Sharpen a Rotary Mower Blade
No matter how much time and effort you spend maintaining the engine on your rotary lawn mower, it will only function as well as the blade allows. It doesn’t matter how often you change the oil, clean the spark plug, or clean the fuel filter, if the blade is dull, chipped, or out of balance you just won’t get a clean cut on your lawn. Maintaining and sharpening your blade should be at the top of the list every spring when you perform your routine checks.
Take a quick inventory of the tools that you have in your shed or garage before you decide how you want to sharpen your blade. There are several ways that you can accomplish the same result. We’ll take a look here at each way as well as some tricks to make sure that your blade is well balanced.
It probably goes without saying, but in case you’ve never worked on machines with small engines before, you need to drain the gas and unhook the spark plug before you do anything else. It may seem like over-kill on the safety end of things, but mowers can, have, and will start if you spin the blade by hand and the spark plug is still connected. Just like pushing a manual transmission car is enough to get it to turn over when the battery is dead, spinning the blade will create a spark in the mower. Don’t take a chance. Disconnect the plug before you begin.
Wear a pair of heavy leather gloves when you remove the blades. All of the corrosion from last season will most likely be built up around the nut that holds the blades on, and you may have to use a large amount of force to break it free. Since you are dealing with blades that could still have some pretty sharp edges, wear the gloves. Last, safety glasses should be worn for the sharpening of the blades.
Use a Vice
Once you have the blade safely removed then you need to find a way to secure it. If you have a power grinder, then you must have a vise to hold the blade. Do not try to hold it in your hand and use the grinder to sharpen it. Secure the blade in the vise and use the grinder very lightly to knock off any apparent burrs. If you’ve never done this before, it is important that you start out with light passes so that you can get the feel of it. When the grinding wheel spins against the lawnmower blade it will make a pretty good shower of sparks, so don’t let it take you by surprise. Be sure to wear safety glasses.

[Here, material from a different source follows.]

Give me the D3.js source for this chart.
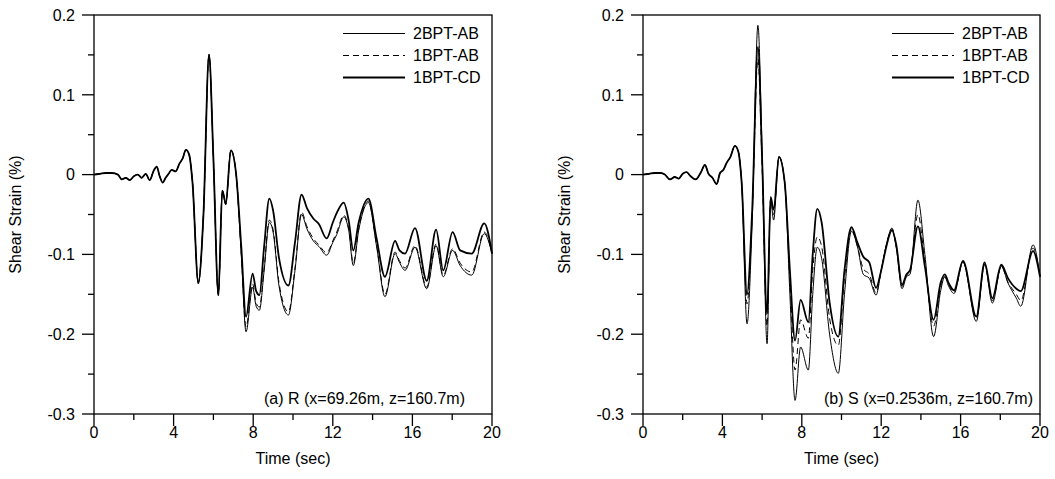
<!DOCTYPE html>
<html>
<head>
<meta charset="utf-8">
<script src="https://cdn.jsdelivr.net/npm/d3@7"></script>
<style>
  body { margin: 0; background: #fff; }
  svg { display: block; font-family: "Liberation Sans", Arial, sans-serif; }
</style>
</head>
<body>
<svg id="chart" width="1055" height="479"></svg>
<script>
// ---- data ----
const seriesNames = ['2BPT-AB', '1BPT-AB', '1BPT-CD'];
const xTicks = [0, 4, 8, 12, 16, 20];
const yTicks = [-0.3, -0.2, -0.1, 0, 0.1, 0.2];
const yTickLabels = ['-0.3', '-0.2', '-0.1', '0', '0.1', '0.2'];

// (a) point R
const timeR = [0, 0.3, 0.6, 0.9, 1.2, 1.4, 1.6, 1.8, 2.0, 2.2, 2.4, 2.6, 2.8, 3.0, 3.15, 3.3, 3.45, 3.6, 3.75, 3.9, 4.1, 4.3, 4.45, 4.62, 4.78,
  4.95, 5.24, 5.5, 5.78, 6.0, 6.25, 6.45, 6.62, 6.88, 7.14, 7.4, 7.64, 7.97, 8.15, 8.31, 8.55, 8.81, 9.0, 9.3, 9.77, 10.1, 10.43, 10.7,
  11.02, 11.3, 11.69, 12.0, 12.2, 12.55, 12.8, 13.03, 13.3, 13.79, 14.2, 14.62, 15.13, 15.35, 15.63, 16.13, 16.72, 17.19, 17.55, 18.02,
  18.4, 18.98, 19.61, 20];
const r2BPT_AB = [0, 0.001, 0.002, 0.002, 0.000, -0.006, -0.004, -0.007, -0.002, 0.000, -0.004, 0.001, -0.007, 0.005, 0.010, -0.002, -0.010, -0.004, 0.001, 0.006, 0.004, 0.014, 0.020, 0.031, 0.025,
  -0.010, -0.137, -0.050, 0.151, 0.020, -0.152, -0.020, -0.038, 0.031, 0.001, -0.100, -0.197, -0.141, -0.165, -0.170, -0.120, -0.060, -0.072, -0.140, -0.176, -0.120, -0.050, -0.068,
  -0.083, -0.090, -0.101, -0.085, -0.075, -0.053, -0.070, -0.114, -0.070, -0.035, -0.090, -0.153, -0.099, -0.110, -0.120, -0.091, -0.143, -0.089, -0.128, -0.095,
  -0.114, -0.126, -0.074, -0.099];
const r1BPT_AB = [0, 0.001, 0.002, 0.002, 0.000, -0.006, -0.004, -0.007, -0.002, 0.000, -0.004, 0.001, -0.007, 0.005, 0.010, -0.002, -0.010, -0.004, 0.001, 0.006, 0.004, 0.014, 0.020, 0.031, 0.025,
  -0.010, -0.135, -0.050, 0.149, 0.020, -0.150, -0.020, -0.037, 0.031, 0.001, -0.098, -0.191, -0.137, -0.161, -0.166, -0.117, -0.057, -0.069, -0.136, -0.172, -0.117, -0.047, -0.065,
  -0.080, -0.088, -0.098, -0.083, -0.072, -0.051, -0.068, -0.111, -0.068, -0.033, -0.088, -0.150, -0.097, -0.108, -0.117, -0.089, -0.141, -0.087, -0.126, -0.093,
  -0.111, -0.122, -0.072, -0.098];
const r1BPT_CD = [0, 0.001, 0.002, 0.002, 0.000, -0.006, -0.004, -0.007, -0.002, 0.000, -0.004, 0.001, -0.007, 0.005, 0.010, -0.002, -0.010, -0.004, 0.001, 0.006, 0.004, 0.014, 0.020, 0.031, 0.025,
  -0.010, -0.135, -0.050, 0.150, 0.020, -0.150, -0.020, -0.036, 0.030, 0.001, -0.090, -0.178, -0.124, -0.146, -0.151, -0.090, -0.030, -0.045, -0.105, -0.139, -0.085, -0.025, -0.042,
  -0.055, -0.062, -0.080, -0.060, -0.048, -0.035, -0.058, -0.095, -0.060, -0.030, -0.080, -0.128, -0.083, -0.095, -0.099, -0.067, -0.133, -0.069, -0.120, -0.072,
  -0.095, -0.099, -0.061, -0.099];

// (b) point S
const timeS = [0, 0.3, 0.6, 0.9, 1.1, 1.36, 1.6, 1.8, 2.0, 2.2, 2.4, 2.65, 2.9, 3.12, 3.3, 3.5, 3.71, 3.88, 4.05, 4.22, 4.4, 4.63, 4.8,
  4.97, 5.24, 5.5, 5.79, 6.0, 6.25, 6.43, 6.58, 6.85, 7.14, 7.4, 7.66, 7.94, 8.33, 8.55, 8.78, 9.0, 9.4, 9.84, 10.15, 10.5, 10.8,
  11.1, 11.4, 11.74, 12.0, 12.26, 12.54, 12.76, 13.05, 13.27, 13.45, 13.85, 14.2, 14.64, 15.0, 15.2, 15.4, 15.67, 16.12, 16.79, 17.21,
  17.6, 18.05, 18.39, 18.81, 19.03, 19.65, 20];
const s2BPT_AB = [0, 0.001, 0.002, 0.002, 0.000, -0.006, -0.003, -0.005, 0.001, 0.003, -0.002, -0.006, 0.002, 0.012, 0.001, -0.004, -0.012, 0.002, 0.006, 0.015, 0.022, 0.036, 0.029,
  -0.010, -0.187, -0.060, 0.187, 0.030, -0.212, -0.031, -0.057, 0.023, -0.010, -0.150, -0.283, -0.216, -0.245, -0.150, -0.091, -0.105, -0.200, -0.249, -0.150, -0.071, -0.090,
  -0.125, -0.130, -0.151, -0.120, -0.088, -0.067, -0.092, -0.143, -0.128, -0.125, -0.032, -0.100, -0.203, -0.145, -0.128, -0.140, -0.149, -0.109, -0.184, -0.113,
  -0.161, -0.115, -0.136, -0.155, -0.165, -0.088, -0.128];
const s1BPT_AB = [0, 0.001, 0.002, 0.002, 0.000, -0.006, -0.003, -0.005, 0.001, 0.003, -0.002, -0.006, 0.002, 0.012, 0.001, -0.004, -0.012, 0.002, 0.006, 0.015, 0.022, 0.036, 0.029,
  -0.010, -0.162, -0.050, 0.145, 0.010, -0.190, -0.030, -0.050, 0.022, -0.010, -0.130, -0.245, -0.182, -0.205, -0.120, -0.078, -0.090, -0.180, -0.214, -0.130, -0.068, -0.090,
  -0.118, -0.125, -0.148, -0.120, -0.088, -0.068, -0.090, -0.140, -0.127, -0.122, -0.050, -0.110, -0.190, -0.140, -0.128, -0.138, -0.147, -0.110, -0.180, -0.112,
  -0.158, -0.115, -0.135, -0.150, -0.158, -0.092, -0.128];
const s1BPT_CD = [0, 0.001, 0.002, 0.002, 0.000, -0.006, -0.003, -0.005, 0.001, 0.003, -0.002, -0.006, 0.002, 0.012, 0.001, -0.004, -0.012, 0.002, 0.006, 0.015, 0.022, 0.036, 0.029,
  -0.010, -0.150, -0.045, 0.160, 0.020, -0.174, -0.028, -0.044, 0.022, -0.010, -0.120, -0.208, -0.157, -0.185, -0.100, -0.043, -0.060, -0.160, -0.203, -0.120, -0.066, -0.085,
  -0.103, -0.110, -0.142, -0.120, -0.090, -0.070, -0.088, -0.138, -0.125, -0.120, -0.065, -0.115, -0.182, -0.135, -0.125, -0.136, -0.145, -0.108, -0.178, -0.110,
  -0.155, -0.113, -0.130, -0.143, -0.146, -0.096, -0.128];

const seriesStyle = [
    { width: 1.0, dash: null },
    { width: 1.0, dash: '6,4' },
    { width: 1.8, dash: null }
];

const panels = [
    { left: 94, right: 492, label: '(a) R (x=69.26m, z=160.7m)', noteX: 465, legX: 343,
      time: timeR, values: [r2BPT_AB, r1BPT_AB, r1BPT_CD] },
    { left: 643, right: 1040, label: '(b) S (x=0.2536m, z=160.7m)', noteX: 1033, legX: 892,
      time: timeS, values: [s2BPT_AB, s1BPT_AB, s1BPT_CD] }
];

const svg = d3.select('#chart');
const plotTop = 15, plotBottom = 414;
const fs = 16;

panels.forEach(function (p) {
    const x = d3.scaleLinear().domain([0, 20]).range([p.left, p.right]);
    const y = d3.scaleLinear().domain([-0.3, 0.2]).range([plotBottom, plotTop]);
    const g = svg.append('g');

    // frame
    g.append('rect')
        .attr('x', p.left).attr('y', plotTop)
        .attr('width', p.right - p.left).attr('height', plotBottom - plotTop)
        .attr('fill', 'none').attr('stroke', '#000').attr('stroke-width', 1.3);

    // y ticks (major + minor), outward
    const yMinor = [-0.25, -0.15, -0.05, 0.05, 0.15];
    g.selectAll('.ymaj').data(yTicks).join('line')
        .attr('x1', p.left - 12).attr('x2', p.left)
        .attr('y1', d => y(d)).attr('y2', d => y(d))
        .attr('stroke', '#000').attr('stroke-width', 1.3);
    g.selectAll('.ymin').data(yMinor).join('line')
        .attr('x1', p.left - 6).attr('x2', p.left)
        .attr('y1', d => y(d)).attr('y2', d => y(d))
        .attr('stroke', '#000').attr('stroke-width', 1.3);
    g.selectAll('.ylab').data(yTicks).join('text')
        .attr('x', p.left - 19).attr('y', d => y(d) + 5.7)
        .attr('text-anchor', 'end').attr('font-size', fs)
        .text((d, i) => yTickLabels[i]);

    // x ticks
    const xMinor = [2, 6, 10, 14, 18];
    g.selectAll('.xmaj').data(xTicks).join('line')
        .attr('x1', d => x(d)).attr('x2', d => x(d))
        .attr('y1', plotBottom).attr('y2', plotBottom + 12)
        .attr('stroke', '#000').attr('stroke-width', 1.3);
    g.selectAll('.xmin').data(xMinor).join('line')
        .attr('x1', d => x(d)).attr('x2', d => x(d))
        .attr('y1', plotBottom).attr('y2', plotBottom + 6)
        .attr('stroke', '#000').attr('stroke-width', 1.3);
    g.selectAll('.xlab').data(xTicks).join('text')
        .attr('x', d => x(d)).attr('y', plotBottom + 24)
        .attr('text-anchor', 'middle').attr('font-size', fs)
        .text(d => d);

    // axis titles
    g.append('text')
        .attr('x', (p.left + p.right) / 2).attr('y', plotBottom + 50)
        .attr('text-anchor', 'middle').attr('font-size', fs)
        .text('Time (sec)');
    g.append('text')
        .attr('transform', `translate(${p.left - 73},${(plotTop + plotBottom) / 2}) rotate(-90)`)
        .attr('text-anchor', 'middle').attr('font-size', fs)
        .text('Shear Strain (%)');

    // curves
    const line = d3.line()
        .x((d, i) => x(p.time[i]))
        .y(d => y(d))
        .curve(d3.curveMonotoneX);
    p.values.forEach(function (vals, k) {
        g.append('path')
            .attr('d', line(vals))
            .attr('fill', 'none').attr('stroke', '#000')
            .attr('stroke-width', seriesStyle[k].width)
            .attr('stroke-dasharray', seriesStyle[k].dash)
            .attr('stroke-linejoin', 'round');
    });

    // legend
    seriesNames.forEach(function (name, k) {
        const ly = plotTop + 18.5 + k * 22;
        g.append('line')
            .attr('x1', p.legX).attr('x2', p.legX + 62)
            .attr('y1', ly).attr('y2', ly)
            .attr('stroke', '#000')
            .attr('stroke-width', seriesStyle[k].width)
            .attr('stroke-dasharray', seriesStyle[k].dash);
        g.append('text')
            .attr('x', p.legX + 70).attr('y', ly + 5.7)
            .attr('font-size', fs)
            .text(name);
    });

    // annotation
    g.append('text')
        .attr('x', p.noteX).attr('y', plotBottom - 10)
        .attr('text-anchor', 'end').attr('font-size', fs)
        .text(p.label);
});
</script>
</body>
</html>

After you are comfortable with how the grinder feels on the blade, you can begin sharpening the blade in earnest. You should still be able to see the contour of the blade that it was given in the factory, and you want to keep that same angle on your newly sharpened edge. That angle was specifically designed to function best in your mower and you should maintain it. After you have one side completed, flip the blade over in the vise and repeat the process. Do your best to remove the same amount of metal from both sides. This will mean less work when it is time to balance the blade.
You can do a professional job of sharpening your mower blade even if you don’t have a grinder. A metal file will work very well and, with a little practice, give you an edge sharp enough to rival any blade that just came off the factory floor. Secure the blade in the vise and work in much the same way that you would with a power grinder. Use deliberate even strokes to hone the burrs and nicks out of the blade. Once you have a good edge then you can use the file to give it a razor sharp cutting surface. Don’t worry about pushing to hard. Let the file do the work and you’ll be amazed at how quickly the blade begins to look like new.
If you are careful and precise when you are sharpening the blade, then the balancing step doesn’t require much at all. Folks get into trouble though, when they remove a significantly larger amount of metal from one side of the blade than the other. When this happens and the blade is reattached to the mower, it causes the mower to buck and jerk. When the unbalanced blade spins at a high rate of speed, it throws the whole machine out of balance.
Picture your washing machine walking across the floor when the load becomes unbalanced. It may not seem like an ounce of metal would make that big of difference, but when that ounce is spinning at several thousand revolutions per minute it makes a really big difference.
To test the balance of your blade you need to purchase a balance tester. These small pieces of plastic have a notch for you to set the blade in. If the blade leans to far one way, then one end is heavier than the other and you need to grind more steel from that end. The balance testers are not very expensive and are highly recommended. Some old timers will tell you to just use a coat hanger, but where safety is concerned, it’s a pretty minimal investment.
After you are confident that the blades are balanced and are sharpened to your liking then you just need to put your leather gloves back on and bolt them back into the mower deck. After, and only after, the bolt is secure and the mower is flat on the ground you are ready to reconnect the spark plug. Put in some fresh gas and start it up. If you did your job correctly then it should run great. If there is some vibration that wasn’t there before, then you may still have balancing issues that need to be addressed.
TIP: Our expert gardening advisor, Karen Thurber adds, "After the blades have been sharpened, be sure to install the blades in the correct direction. An upside down blade will not cut well. Some blades will have the word "bottom" stamped on them and that is the side that should face the ground. Otherwise, the raised tip, or wing, of the blade should be toward the top of the mower and the sharpened edge will be closest to the ground. Marking the bottom of the blades when you remove them makes it easy to identify and reinstall correctly."
Tackle your lawn this spring with a mower that is running in top condition. Not only will your lawn look better, it will also be healthier, as the grass will have been cut and not torn or broken by a dull, battered blade.